I will discuss the pacing of water tourism mobilities, focusing on the diurnal rhythms of canal boating in the UK. The diurnal alternations between light and dark form a socio-natural rhythmscape, where the embodied and sensed combine with the hierarchical and governed.
Paper long abstract:
A variety of mobilities, including boating, running, walking, cycling and others intersect on and near inland waterways. In regards of pace, these mobilities emerge in varied tempos and rhythms on their numerous trajectories. In this paper, I will pay closer attention to the intersecting human, non-human and environmental rhythms as exemplified on canal and river boating, a water mobility that has until very recently not yet received sufficient academic attention.

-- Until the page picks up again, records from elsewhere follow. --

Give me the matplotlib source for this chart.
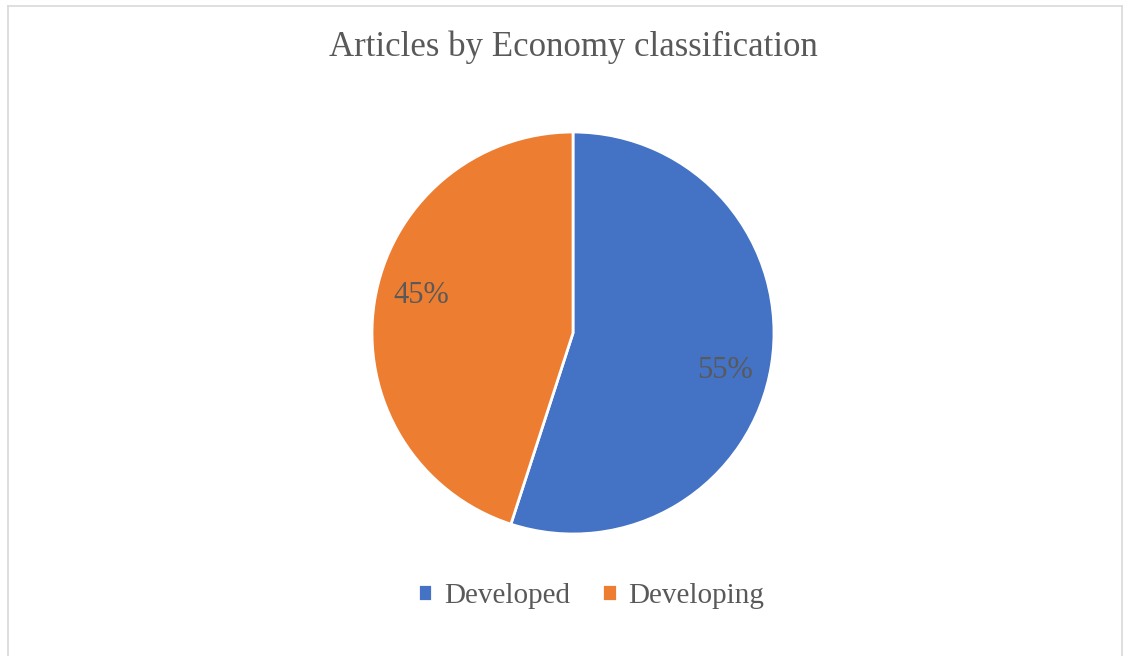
import numpy as np
import matplotlib.pyplot as plt
from matplotlib.lines import Line2D

labels = ['Developed', 'Developing']
values = [55, 45]
colors = ['#4472C4', '#ED7D31']

plt.rcParams['font.family'] = ['Liberation Serif', 'DejaVu Serif']
txt = '#595959'

fig = plt.figure(figsize=(11.3, 6.56), dpi=100)

# chart frame
W, H = 1130, 656
for xs, ys in [([8, 8], [0, H - 6]), ([8, 1122], [H - 6, H - 6]), ([1122, 1122], [0, H - 6])]:
    fig.add_artist(Line2D([x / W for x in xs], [y / H for y in ys], color='#D9D9D9', lw=1.2))

ax = fig.add_axes([371 / W, (656 - 535) / H, 404 / W, 404 / H])
wedges, texts, autotexts = ax.pie(values, colors=colors, startangle=90, counterclock=False,
                                  autopct='%1.0f%%', pctdistance=0.78,
                                  wedgeprops=dict(edgecolor='white', linewidth=2),
                                  textprops=dict(color=txt, fontsize=22))
# excel "best fit" puts the labels a little clockwise of the slice middle
for w, t in zip(wedges, autotexts):
    ang = np.deg2rad((w.theta1 + w.theta2) / 2 - 5)
    t.set_position((0.78 * np.cos(ang), 0.78 * np.sin(ang)))

ax.set_xlim(-1.005, 1.005)
ax.set_ylim(-1.005, 1.005)
ax.set_aspect('equal')

fig.text(573 / W, 1 - 47 / H, 'Articles by Economy classification', ha='center', va='center',
         fontsize=25, color=txt)

fig.legend(wedges, labels, loc='center', bbox_to_anchor=(591 / W, 1 - 596 / H), ncol=2,
           frameon=False, fontsize=21, handlelength=0.5, handleheight=0.5, handletextpad=0.4,
           columnspacing=1.1, labelcolor=txt)

fig.savefig('out.png', dpi=100)
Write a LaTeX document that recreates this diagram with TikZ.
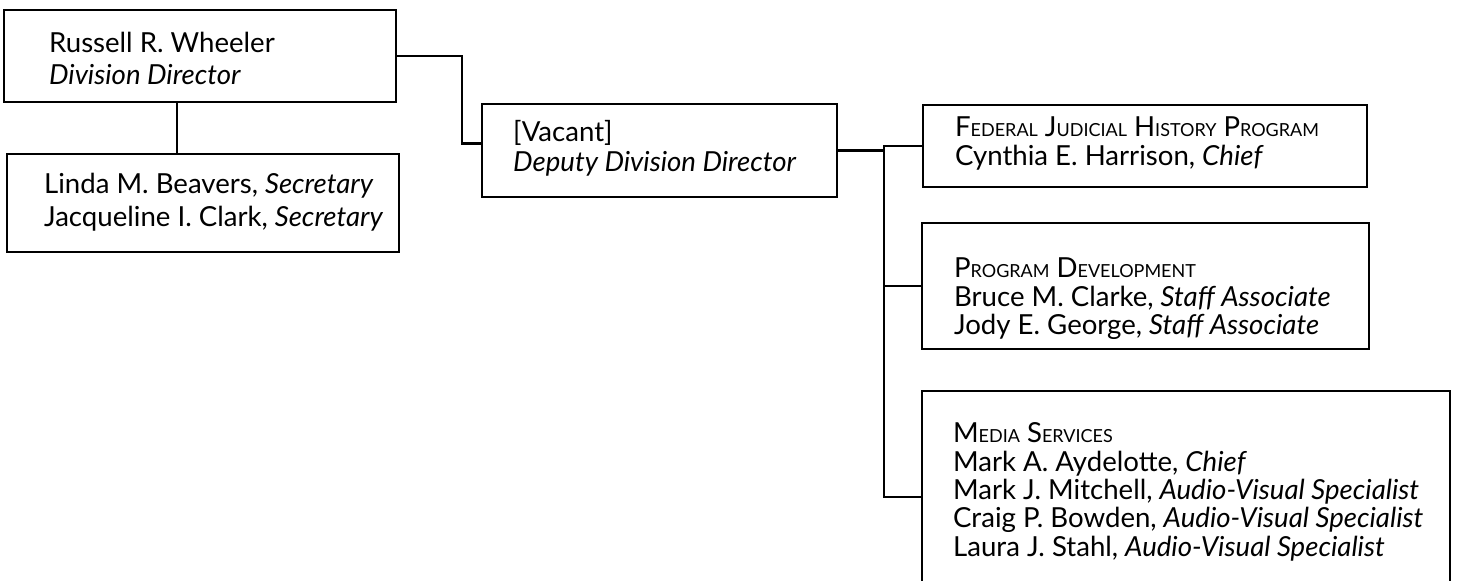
\documentclass[tikz,border=0pt]{standalone}
\usepackage{fontspec}
\setmainfont{Lato}
\usetikzlibrary{fit}
\newcommand{\smc}[1]{{\fontsize{9.0}{10}\selectfont\MakeUppercase{#1}}}
\newcommand{\lines}[1]{\begin{tabular}[t]{@{}l@{}}#1\end{tabular}}

\begin{document}
\begin{tikzpicture}[x=0.5pt, y=-0.5pt, line width=1.1pt,
    unit/.style={draw, rectangle, inner sep=0pt, fit={#1}},
    entry/.style={anchor=base west, inner sep=0pt, font=\fontsize{13.8}{#1}\selectfont}]
  \clip (0,0) rectangle (1458,581);

  % Boxes
  \node (wheeler) [unit={(4,10) (396,102)}] {};
  \node (secr)    [unit={(7,154) (399,252)}] {};
  \node (deputy)  [unit={(482,104) (837,197)}] {};
  \node (fjhp)    [unit={(923,105) (1367,187)}] {};
  \node (progdev) [unit={(922,223) (1369,349)}] {};
  \node (media)   [unit={(922,391) (1450,603)}] {};

  % Texts
  \node (wheelertxt) [entry=16] at (48,53) {\lines{Russell R. Wheeler\\\textit{Division Director}}};
  \node (secrtxt) [entry=16.5] at (43,194) {\lines{Linda M. Beavers, \textit{Secretary}\\Jacqueline I. Clark, \textit{Secretary}}};
  \node (deputytxt) [entry=15] at (512,142) {\lines{[Vacant]\\\textit{Deputy Division Director}}};
  \node (fjhptxt) [entry=13.5] at (954,137) {\lines{F\smc{ederal} J\smc{udicial} H\smc{istory} P\smc{rogram}\\Cynthia E. Harrison, \textit{Chief}}};
  \node (progdevtxt) [entry=13.25] at (953,278) {\lines{P\smc{rogram} D\smc{evelopment}\\Bruce M. Clarke, \textit{Staff Associate}\\Jody E. George, \textit{Staff Associate}}};
  \node (mediatxt) [entry=13.25] at (952,443) {\lines{M\smc{edia} S\smc{ervices}\\Mark A. Aydelotte, \textit{Chief}\\Mark J. Mitchell, \textit{Audio-Visual Specialist}\\Craig P. Bowden, \textit{Audio-Visual Specialist}\\Laura J. Stahl, \textit{Audio-Visual Specialist}}};

  % Edges
  \coordinate (sec) at (177,0);
  \coordinate (bus) at (884,0);
  \draw (wheeler.east) -- ++(65,0) |- ([yshift=3.5pt]deputy.west);
  \draw (wheeler.south -| sec) -- (secr.north -| sec);
  \draw (deputy.east) -- (deputy.east -| bus);
  \draw (fjhp.west) -- (fjhp.west -| bus) -- (media.west -| bus) -- (media.west);
  \draw (progdev.west) -- (progdev.west -| bus);
\end{tikzpicture}
\end{document}
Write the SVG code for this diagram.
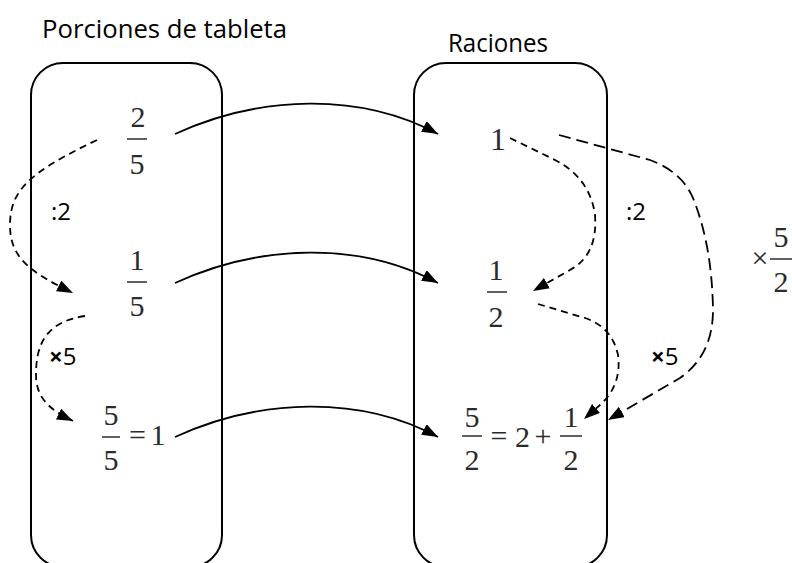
<svg xmlns="http://www.w3.org/2000/svg" width="792" height="563" viewBox="0 0 792 563">
<style>
.box{fill:none;stroke:#000;stroke-width:2}
.title{font-family:"Open Sans","Liberation Sans",sans-serif;font-size:25px;fill:#000}
.lbl{font-family:"Open Sans","Liberation Sans",sans-serif;font-size:24px;fill:#000}
.bx{font-weight:bold}
.m{font-family:"Liberation Serif",serif;font-size:30px;fill:#2b2b2b;text-anchor:middle}
.bar{stroke:#2b2b2b;stroke-width:1.5}
.solid{fill:none;stroke:#000;stroke-width:1.8;marker-end:url(#ah)}
.dash{fill:none;stroke:#000;stroke-width:1.8;stroke-dasharray:7 5;marker-end:url(#ah)}
.ldash{fill:none;stroke:#000;stroke-width:1.8;stroke-dasharray:12 6;marker-end:url(#ah)}
</style>
<defs>
<marker id="ah" viewBox="0 0 16 12" refX="16" refY="6" markerWidth="16" markerHeight="12" markerUnits="userSpaceOnUse" orient="auto">
<path d="M0,0 L16,6 L0,12 z" fill="#000"/>
</marker>
</defs>
<rect width="792" height="563" fill="#fff"/>
<g id="title-left"><text class="title" x="42" y="38" textLength="245" lengthAdjust="spacingAndGlyphs">Porciones de tableta</text></g>
<g id="title-right"><text class="title" x="448" y="52" textLength="100" lengthAdjust="spacingAndGlyphs">Raciones</text></g>
<g id="box-left"><rect class="box" x="31" y="63" width="191" height="504" rx="32"/></g>
<g id="box-right"><rect class="box" x="414" y="63" width="193" height="504" rx="32"/></g>
<g id="n-2-5"><text class="m" x="138" y="127">2</text><line class="bar" x1="127" y1="139" x2="147" y2="139"/><text class="m" x="137" y="174">5</text></g>
<g id="n-1-5"><text class="m" x="137" y="270">1</text><line class="bar" x1="127" y1="282" x2="147" y2="282"/><text class="m" x="137" y="316">5</text></g>
<g id="n-5-5"><text class="m" x="111" y="425">5</text><line class="bar" x1="102" y1="437" x2="120" y2="437"/><text class="m" x="111" y="470">5</text><text class="m" x="137.5" y="445">=</text><text class="m" x="158" y="445">1</text></g>
<g id="n-1"><text class="m" x="498" y="150" style="font-size:32px">1</text></g>
<g id="n-1-2"><text class="m" x="496" y="280">1</text><line class="bar" x1="487" y1="292" x2="507" y2="292"/><text class="m" x="496" y="327">2</text></g>
<g id="n-5-2"><text class="m" x="472" y="427">5</text><line class="bar" x1="462" y1="436" x2="482" y2="436"/><text class="m" x="472" y="470">2</text><text class="m" x="499" y="446">=</text><text class="m" x="522.5" y="447">2</text><text class="m" x="543" y="446">+</text><text class="m" x="571" y="427">1</text><line class="bar" x1="560" y1="436" x2="582" y2="436"/><text class="m" x="571" y="470">2</text></g>
<g id="op-5-2"><text class="m" x="760" y="268" style="font-size:30px">×</text><text class="m" x="781" y="247">5</text><line class="bar" x1="770" y1="259" x2="792" y2="259"/><text class="m" x="781" y="292">2</text></g>
<g id="connectors">
<path class="solid" d="M175,134 C260,95 360,92 438,134"/>
<path class="solid" d="M175,283 C260,244 360,241 438,283"/>
<path class="solid" d="M175,437 C260,398 360,395 438,437"/>
<path class="dash" d="M97,140 C30,172 10,190 10,225 C10,258 30,272 73,293"/>
<path class="dash" d="M85,316 C45,322 36,345 36,375 C36,398 50,410 73,421"/>
<path class="dash" d="M510,138 L555,160 Q590,178 595,215 Q598,255 570,270 L533,291"/>
<path class="dash" d="M538,304 L585,318 Q612,327 618,355 Q622,385 600,405 L584,419"/>
<path class="ldash" d="M559,135 L650,160 Q682,172 693,198 Q712,245 713,310 Q713,355 680,378 L608,420"/>
</g>
<g id="labels">
<text class="lbl" x="51" y="220">:2</text>
<text class="lbl" x="626" y="220">:2</text>
<text class="lbl" x="49" y="365"><tspan class="bx">×</tspan>5</text>
<text class="lbl" x="651" y="365"><tspan class="bx">×</tspan>5</text>
</g>
</svg>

The seasonal, diurnal and circadian rhythms on the canal converge and contradict, creating an ever changing dynamic rhythmscape that comes to being through a number of embodied experiences, materialities, metaphors and representations. In this paper, I will focus mainly on rhythmanalysing the diurnalities on the waterways, demonstrating how the alternations between light and dark create a certain socio-natural rhythmscape where embodied and sensory experiences combine with the hierarchical and governed, thus determining a number of mobile practices on the canal from the choice of routes to the particular activities undertaken. The paper is based on my 2014-2017 ethnographic fieldwork (participant observation and semi-structured interviews) with the boaters and canal enthusiasts in northern England and Wales, UK.